They came in their numbers. Almost 6,000 of them across the Pennines. A cavalcade of red and white.
A few will have held nagging doubts; surely something would go wrong and provide an unwelcome plot twist in this final-day drama.
The vast majority travelled in blind hope, determined to keep faith ’til the end; cheer their team to the rafters and whatever will be, will be.
But, long before the final whistle went at Deepdale, the doubts had fallen away. And in the closing stages, the party was in full swing in the Bill Shankly Stand housing the massed ranks from Wearside.
Sunderland had done it. Sixth place, and with it a crack at the play-offs with a two-legged semi-final against Luton Town standing between them and a trip to Wembley.

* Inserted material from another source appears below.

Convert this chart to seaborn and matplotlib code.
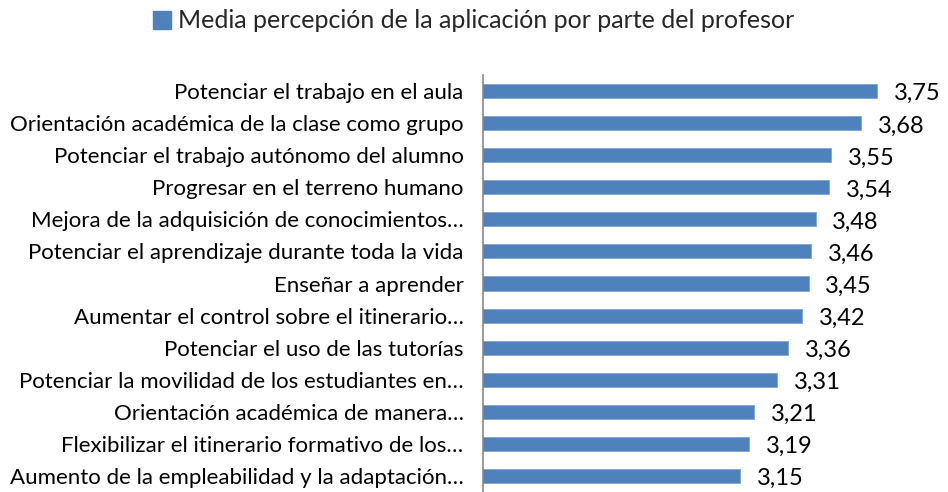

It was the most remarkable day. Going into the final game Sunderland were seventh in the table, two points outside the play-offs.
They had to win at Preston and hope that either Middlesbrough beat fifth-placed Coventry City or that sixth-placed Millwall dropped points at home to Blackburn Rovers. Coventry and Millwall had matters in their own hands – the Sky Blues needed only a point to secure their place, while Millwall needed to win.
Ninth-placed Blackburn and eighth-placed West Bromwich Albion, who travelled to Swansea City, were level on points with Sunderland and also had a chance of making the play-offs, but the Black Cats’ superior goal difference meant they held the advantage. And yet for 45 minutes it looked as though Sunderland might miss out.
Ex-Black Cat Duncan Watmore fired Millwall into an early lead, West Brom were winning, and Coventry went in front midway through the half at the Riverside Stadium. A ray of hope arrived when Blackburn equalised at The Den, and then Swansea levelled against the Baggies.
But none of that would mean anything unless Sunderland could beat Preston and, while they had weathered an early storm from the home side and had gone on to dominate, they could not find a way through with Joe Gelhardt coming closest when he was denied by Freddie Woodman in a one-on-one. It was goalless at half-time in Lancahire, and the news elsewhere was looking grim.
Millwall led 3-1 and looked nailed on. If Sunderland were to make it, they needed to find a goal from somewhere and hope that Boro, who had equalised on the stroke of half-time against Coventry, could complete the turnaround. Blackburn pulled a goal back early in the second half, while Pierre Ekwah was denied by Woodman at Deepdale, but a few minutes later Amad finally delivered the goal Sunderland craved when he lashed a stunning strike into the top left-hand corner.
West Brom were back in front, but that did not matter; Sunderland needed Blackburn or Boro to score again. Substitute Alex Pritchard, who had come on at half-time to replace the injured Dennis Cirkin, scored a fine second goal for Sunderland just after the hour, and a couple of minutes later there was a roar from the away end as news filtered through of an equaliser for Blackburn.
Jack Clarke made it 3-0 as Preston folded and the Black Cats began to run riot, while Swansea equalised against West Brom. Sunderland were upholding their part of the bargain and now it was just a case of hoping that Blackburn – or Boro – could uphold theirs.
Suddenly, five minutes from the end, an almighty noise erupted from the Sunderland fans as word spread of another Blackburn goal – they were 4-3 ahead, meaning Millwall would have to score twice. That was the cue for the party to get started at Deepdale.
Swansea’s injury-time winner against West Brom was an irrelevance. Sunderland finished sixth, ahead of seventh-placed Blackburn on goal difference and a point clear of eighth-placed Millwall, and a play-off place was theirs.
Afterwards, Tony Mowbray labelled Sunderland’s achievement ‘miraculous’. Given the context – this was Sunderland’s first season back in the Championship and Mowbray’s task when he took over in August was to ensure the club stayed clear of the relegation battle, the Black Cats have spent more than half the season without a centre-forward and star striker Ross Stewart has played little over a quarter of the campaign, skipper Corry Evans has sat out the second half of the season with a serious knee injury, while injuries have also left them with no fit central defenders for the run-in – it was impossible to disagree.
A year ago, Sunderland had finished fifth in League One and were in the play-offs, bidding to return to the Championship at the fourth attempt. Today they are sixth in the Championship, in the play-offs once more, and potentially three games from a return to the Premier League.